Sixteen trashcans in the Public Garden were set ablaze as well, Vizza said.

“When this happens, the community hurts,” Vizza said. “It doesn’t just hurt a monument or a greenspace, it hurts all of our hearts.”

By early Monday morning, the city’s Graffiti Busters and volunteers were on the scene to help clean up the wreckage left behind in the parks.

“There were dozens of community leaders picking up trash, and that was a beautiful thing to see,” Vizza said.

In Back Bay, rioters shattered the front windows and allegedly broke into Clarendon Wine at 563 Boylston St. at around 10:30 p.m., before making off with more than half the store’s stock, including liquor and lottery tickets, and damaging computers, the business owners told local news outlets. This came has yet another major setback for the family-run business that dates back to 1940 and had closed recently to assess its future in the wake of the ongoing public-health crisis.

More than three-dozen other businesses and commercial properties in the neighborhood, along with scores more in the Downtown Crossing area, reported they too experienced vandalism and/or looting overnight, according to boston.com.

Martyn Roetter, chair of the Neighborhood Association of the Back Bay, described the events of Sunday evening as “quite appalling” and “utterly shocking and disgraceful” after watching them unfold on TV at home.

“Up until about 9, things had gone well, and the protesters made their point respectfully by expressing their outrage, but not by attacking city government,” he said. “It’s hard to tell exactly, but other groups came in at that time and created mayhem. Some also used it as opportunity to go into stores and get some nice stuff for themselves, and they did.”

Roetter said he watched in disbelief as rioters exited Copley Place and Concepts “carrying out loads of loot” and staring directly into the TV camera as they left the scene in cars with license plates that could be easily read.

“The looting on Newbury and Boylston streets went on for quite some time without the forces of law and order there to stop it and intervene,” he said. “People had hoped Boston wouldn’t go the way of other cities like Los Angeles and Chicago, so I think the mob activity developed more rapidly and widely than anyone anticipated.”

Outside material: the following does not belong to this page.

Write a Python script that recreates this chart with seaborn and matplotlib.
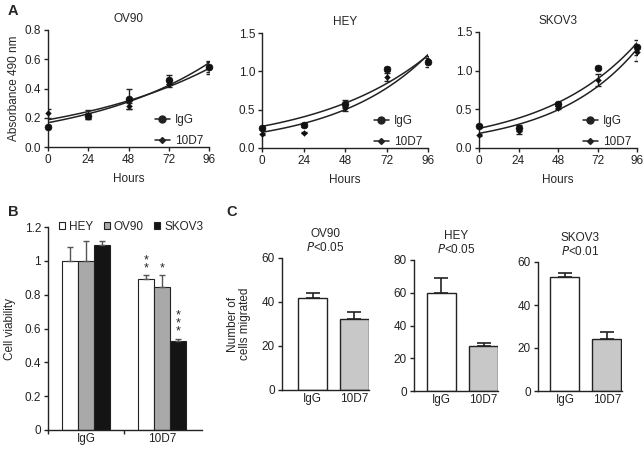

Even so, Roetter said the city reached out to him on Monday to not only to acknowledge the previous night’s events, but also to assure NABB and the neighborhood they are now on high alert to prevent it from happening again.

Despite the senseless actions on the part of some protestors, Roetter and Vizza both remain supportive of those who gathered on the Common and acted responsibly.

“The Common is our center stage of civic life, and we stand in solidarity in spirit with the peaceful protestors,” Vizza said. “We support their First Amendment right to protest injustice or what they want to speak about, and this is the ground where we have done that for generations.”